## TASK INSTRUCTIONS
Gather, from the data below, each line in which the word "chart" occurs.

## RECORDS TO USE

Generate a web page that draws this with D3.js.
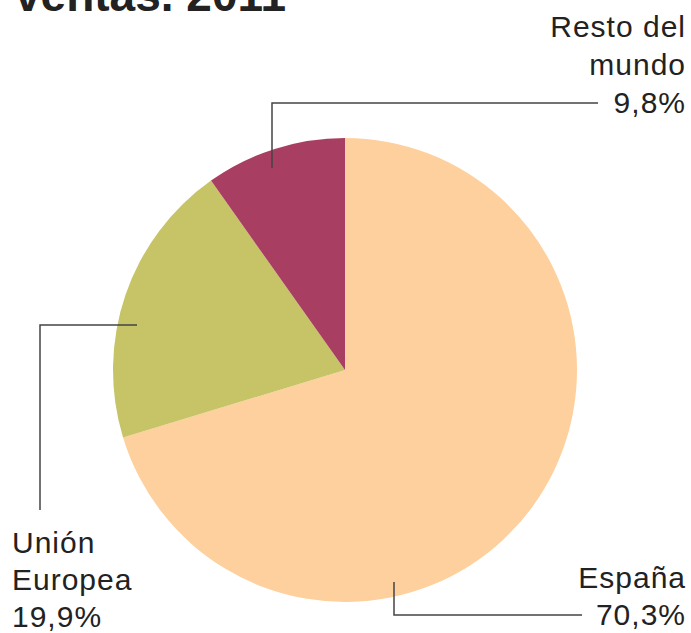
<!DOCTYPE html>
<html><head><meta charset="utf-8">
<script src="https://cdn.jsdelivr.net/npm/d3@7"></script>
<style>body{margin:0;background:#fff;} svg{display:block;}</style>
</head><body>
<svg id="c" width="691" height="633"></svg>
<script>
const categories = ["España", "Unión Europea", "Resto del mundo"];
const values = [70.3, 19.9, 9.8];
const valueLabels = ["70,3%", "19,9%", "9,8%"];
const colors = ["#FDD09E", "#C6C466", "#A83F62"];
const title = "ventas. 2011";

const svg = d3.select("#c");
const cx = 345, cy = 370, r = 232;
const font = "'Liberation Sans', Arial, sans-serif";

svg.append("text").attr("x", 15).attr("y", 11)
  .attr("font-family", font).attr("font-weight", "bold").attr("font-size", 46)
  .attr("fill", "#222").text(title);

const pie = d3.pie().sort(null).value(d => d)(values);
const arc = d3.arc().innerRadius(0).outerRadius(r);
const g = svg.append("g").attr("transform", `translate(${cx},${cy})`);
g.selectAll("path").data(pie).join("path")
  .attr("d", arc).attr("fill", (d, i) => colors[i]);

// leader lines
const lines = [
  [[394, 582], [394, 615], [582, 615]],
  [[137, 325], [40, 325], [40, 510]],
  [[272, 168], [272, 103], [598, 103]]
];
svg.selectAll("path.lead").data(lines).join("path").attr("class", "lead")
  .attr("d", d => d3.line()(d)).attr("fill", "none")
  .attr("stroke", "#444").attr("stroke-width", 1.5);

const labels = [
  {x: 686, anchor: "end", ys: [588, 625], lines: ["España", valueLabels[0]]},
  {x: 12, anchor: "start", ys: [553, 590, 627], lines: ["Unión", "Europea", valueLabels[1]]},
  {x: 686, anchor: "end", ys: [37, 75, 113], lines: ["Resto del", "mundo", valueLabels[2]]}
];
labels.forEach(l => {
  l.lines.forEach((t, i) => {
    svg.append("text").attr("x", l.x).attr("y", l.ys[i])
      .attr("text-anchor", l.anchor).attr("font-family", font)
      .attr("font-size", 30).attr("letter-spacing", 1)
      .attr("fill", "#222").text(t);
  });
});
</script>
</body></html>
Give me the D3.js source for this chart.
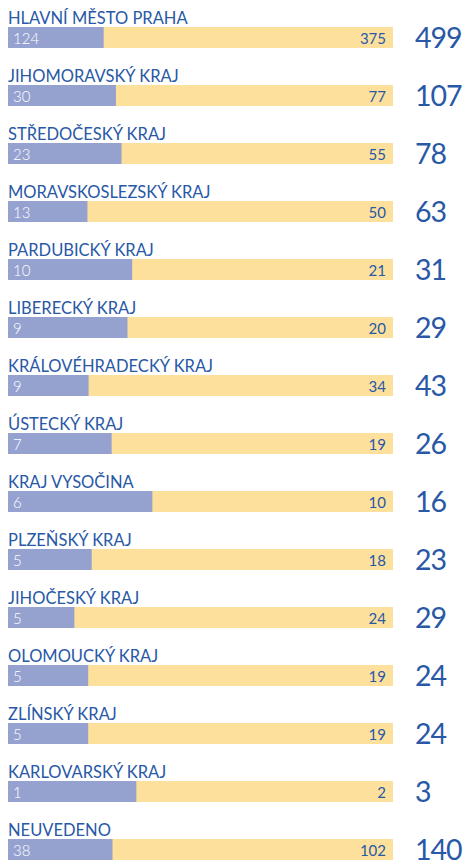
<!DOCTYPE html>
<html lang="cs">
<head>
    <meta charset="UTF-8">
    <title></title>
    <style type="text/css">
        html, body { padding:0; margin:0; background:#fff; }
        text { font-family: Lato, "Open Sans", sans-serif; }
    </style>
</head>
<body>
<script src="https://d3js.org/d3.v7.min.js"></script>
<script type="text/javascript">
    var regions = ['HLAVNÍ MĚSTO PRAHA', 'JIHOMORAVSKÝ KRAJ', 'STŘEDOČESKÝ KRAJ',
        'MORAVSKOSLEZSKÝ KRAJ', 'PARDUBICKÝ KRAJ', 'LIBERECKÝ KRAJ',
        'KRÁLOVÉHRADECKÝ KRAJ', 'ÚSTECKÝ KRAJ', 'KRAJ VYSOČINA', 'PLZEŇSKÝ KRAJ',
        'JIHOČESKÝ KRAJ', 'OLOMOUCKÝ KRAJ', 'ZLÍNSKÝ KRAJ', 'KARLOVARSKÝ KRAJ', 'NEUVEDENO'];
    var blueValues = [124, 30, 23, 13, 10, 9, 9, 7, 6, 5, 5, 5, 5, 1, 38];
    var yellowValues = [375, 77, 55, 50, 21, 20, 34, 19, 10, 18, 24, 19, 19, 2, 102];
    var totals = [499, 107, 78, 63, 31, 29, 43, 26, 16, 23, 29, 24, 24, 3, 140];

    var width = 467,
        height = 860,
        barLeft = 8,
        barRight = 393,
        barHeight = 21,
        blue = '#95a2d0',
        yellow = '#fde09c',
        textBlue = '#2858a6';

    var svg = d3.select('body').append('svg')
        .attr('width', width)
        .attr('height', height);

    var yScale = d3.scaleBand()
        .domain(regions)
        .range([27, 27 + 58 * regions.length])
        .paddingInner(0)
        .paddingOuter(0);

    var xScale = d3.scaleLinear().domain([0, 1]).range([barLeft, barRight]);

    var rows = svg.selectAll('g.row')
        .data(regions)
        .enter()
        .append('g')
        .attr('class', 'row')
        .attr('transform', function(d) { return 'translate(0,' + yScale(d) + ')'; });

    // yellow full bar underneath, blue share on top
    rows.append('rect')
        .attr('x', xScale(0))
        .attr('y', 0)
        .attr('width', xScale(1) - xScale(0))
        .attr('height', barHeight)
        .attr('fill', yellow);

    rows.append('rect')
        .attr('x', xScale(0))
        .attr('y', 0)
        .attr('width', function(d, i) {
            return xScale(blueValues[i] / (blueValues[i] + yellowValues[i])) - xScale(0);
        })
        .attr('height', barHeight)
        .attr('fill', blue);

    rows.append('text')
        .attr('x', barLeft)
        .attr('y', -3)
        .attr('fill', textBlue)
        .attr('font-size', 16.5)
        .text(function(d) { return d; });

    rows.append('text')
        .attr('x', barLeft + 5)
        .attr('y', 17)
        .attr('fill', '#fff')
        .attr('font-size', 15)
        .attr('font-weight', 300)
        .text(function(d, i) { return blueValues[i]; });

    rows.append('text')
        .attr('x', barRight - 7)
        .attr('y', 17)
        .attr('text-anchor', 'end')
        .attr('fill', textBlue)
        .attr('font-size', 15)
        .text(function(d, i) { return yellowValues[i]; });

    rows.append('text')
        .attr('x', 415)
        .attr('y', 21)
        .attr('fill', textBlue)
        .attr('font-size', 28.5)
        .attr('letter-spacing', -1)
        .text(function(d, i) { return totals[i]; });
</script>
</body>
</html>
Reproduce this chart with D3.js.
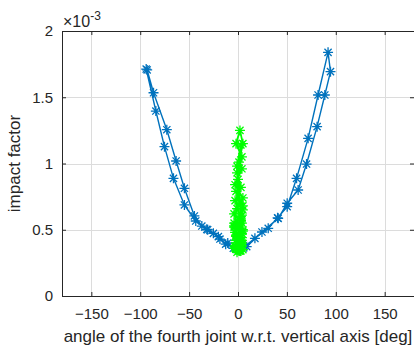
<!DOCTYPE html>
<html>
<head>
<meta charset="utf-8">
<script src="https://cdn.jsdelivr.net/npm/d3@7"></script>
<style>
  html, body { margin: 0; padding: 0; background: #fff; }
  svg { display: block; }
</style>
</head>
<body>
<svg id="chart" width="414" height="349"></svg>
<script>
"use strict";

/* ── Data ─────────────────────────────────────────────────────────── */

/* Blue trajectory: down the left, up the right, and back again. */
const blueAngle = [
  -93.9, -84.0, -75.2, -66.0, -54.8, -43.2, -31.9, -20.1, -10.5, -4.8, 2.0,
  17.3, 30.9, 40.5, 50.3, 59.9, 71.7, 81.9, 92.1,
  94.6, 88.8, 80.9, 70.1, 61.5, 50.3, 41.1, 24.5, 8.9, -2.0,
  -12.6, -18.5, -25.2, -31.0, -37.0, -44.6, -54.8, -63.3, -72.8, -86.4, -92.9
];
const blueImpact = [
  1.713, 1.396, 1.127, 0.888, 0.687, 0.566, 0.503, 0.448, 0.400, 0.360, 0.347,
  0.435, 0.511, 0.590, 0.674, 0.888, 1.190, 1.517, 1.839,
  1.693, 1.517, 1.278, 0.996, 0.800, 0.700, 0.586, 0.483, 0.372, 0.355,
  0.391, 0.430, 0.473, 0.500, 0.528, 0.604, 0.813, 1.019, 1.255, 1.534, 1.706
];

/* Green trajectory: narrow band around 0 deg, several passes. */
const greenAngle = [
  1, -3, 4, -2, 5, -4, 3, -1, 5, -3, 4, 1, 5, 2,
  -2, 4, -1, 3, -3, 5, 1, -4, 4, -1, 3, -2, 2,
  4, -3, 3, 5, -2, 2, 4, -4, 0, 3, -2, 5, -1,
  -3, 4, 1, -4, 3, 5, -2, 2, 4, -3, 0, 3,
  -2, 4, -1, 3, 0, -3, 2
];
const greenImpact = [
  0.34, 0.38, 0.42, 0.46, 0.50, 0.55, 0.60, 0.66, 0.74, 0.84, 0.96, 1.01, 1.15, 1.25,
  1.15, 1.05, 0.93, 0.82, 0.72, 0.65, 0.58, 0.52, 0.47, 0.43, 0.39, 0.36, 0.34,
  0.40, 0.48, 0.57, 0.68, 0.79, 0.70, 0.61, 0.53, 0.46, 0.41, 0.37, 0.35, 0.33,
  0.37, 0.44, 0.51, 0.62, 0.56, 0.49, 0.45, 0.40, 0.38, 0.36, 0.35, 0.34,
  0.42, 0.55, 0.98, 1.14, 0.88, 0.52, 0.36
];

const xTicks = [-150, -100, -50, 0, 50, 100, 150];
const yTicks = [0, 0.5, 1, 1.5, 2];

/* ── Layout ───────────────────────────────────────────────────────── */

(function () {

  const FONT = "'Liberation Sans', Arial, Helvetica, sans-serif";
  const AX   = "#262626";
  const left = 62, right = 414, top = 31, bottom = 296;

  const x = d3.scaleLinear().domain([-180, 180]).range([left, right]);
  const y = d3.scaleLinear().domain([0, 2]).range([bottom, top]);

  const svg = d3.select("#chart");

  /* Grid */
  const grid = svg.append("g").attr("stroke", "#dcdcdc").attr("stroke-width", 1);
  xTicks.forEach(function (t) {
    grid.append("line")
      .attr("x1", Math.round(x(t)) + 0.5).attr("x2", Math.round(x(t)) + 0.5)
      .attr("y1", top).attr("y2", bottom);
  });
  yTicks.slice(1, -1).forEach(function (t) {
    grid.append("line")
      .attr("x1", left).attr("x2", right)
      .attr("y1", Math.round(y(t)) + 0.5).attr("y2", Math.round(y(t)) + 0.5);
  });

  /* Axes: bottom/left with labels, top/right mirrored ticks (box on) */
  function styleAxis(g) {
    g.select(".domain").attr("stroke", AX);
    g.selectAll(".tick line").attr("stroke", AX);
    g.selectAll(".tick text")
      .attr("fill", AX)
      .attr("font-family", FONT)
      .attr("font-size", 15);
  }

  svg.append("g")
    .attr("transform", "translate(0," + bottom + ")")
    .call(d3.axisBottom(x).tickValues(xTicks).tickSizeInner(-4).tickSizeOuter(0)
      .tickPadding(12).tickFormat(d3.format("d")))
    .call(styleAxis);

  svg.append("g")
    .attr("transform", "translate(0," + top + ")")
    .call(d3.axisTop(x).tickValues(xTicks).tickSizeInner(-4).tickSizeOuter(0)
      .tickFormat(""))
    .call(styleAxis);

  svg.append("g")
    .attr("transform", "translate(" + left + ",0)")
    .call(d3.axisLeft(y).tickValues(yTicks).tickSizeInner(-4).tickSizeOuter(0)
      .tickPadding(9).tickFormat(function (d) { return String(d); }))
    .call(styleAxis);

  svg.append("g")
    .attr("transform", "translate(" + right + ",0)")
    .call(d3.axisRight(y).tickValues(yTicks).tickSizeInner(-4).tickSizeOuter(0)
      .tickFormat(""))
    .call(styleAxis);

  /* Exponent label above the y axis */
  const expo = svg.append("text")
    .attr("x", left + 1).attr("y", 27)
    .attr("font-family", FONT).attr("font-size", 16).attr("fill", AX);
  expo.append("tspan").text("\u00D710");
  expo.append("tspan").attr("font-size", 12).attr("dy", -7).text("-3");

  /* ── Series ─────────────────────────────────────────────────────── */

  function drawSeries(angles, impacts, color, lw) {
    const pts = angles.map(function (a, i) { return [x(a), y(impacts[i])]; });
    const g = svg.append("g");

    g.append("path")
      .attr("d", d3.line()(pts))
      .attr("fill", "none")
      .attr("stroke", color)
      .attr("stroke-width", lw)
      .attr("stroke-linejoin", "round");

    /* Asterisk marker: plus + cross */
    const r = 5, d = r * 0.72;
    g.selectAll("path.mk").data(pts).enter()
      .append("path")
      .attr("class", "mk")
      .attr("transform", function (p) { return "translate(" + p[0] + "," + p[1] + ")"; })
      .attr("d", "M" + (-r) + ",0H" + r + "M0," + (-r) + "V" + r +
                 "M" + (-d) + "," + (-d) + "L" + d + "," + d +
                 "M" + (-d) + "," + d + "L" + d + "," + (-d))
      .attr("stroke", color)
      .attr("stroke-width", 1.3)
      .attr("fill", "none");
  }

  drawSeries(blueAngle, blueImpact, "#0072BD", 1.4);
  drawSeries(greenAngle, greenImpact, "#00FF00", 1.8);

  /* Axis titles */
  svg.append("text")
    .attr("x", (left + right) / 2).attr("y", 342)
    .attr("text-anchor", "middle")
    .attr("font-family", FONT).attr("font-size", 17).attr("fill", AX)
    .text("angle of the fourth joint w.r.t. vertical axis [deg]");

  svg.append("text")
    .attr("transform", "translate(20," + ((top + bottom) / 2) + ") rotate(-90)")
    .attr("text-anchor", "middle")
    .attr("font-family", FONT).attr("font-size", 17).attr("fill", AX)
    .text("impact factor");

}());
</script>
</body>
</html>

## SOLUTION TO THE PROBLEM
Give me the D3.js source for this chart.
Reproduce this chart with D3.js.
<svg id="chart" width="414" height="349"></svg>
  const svg = d3.select("#chart");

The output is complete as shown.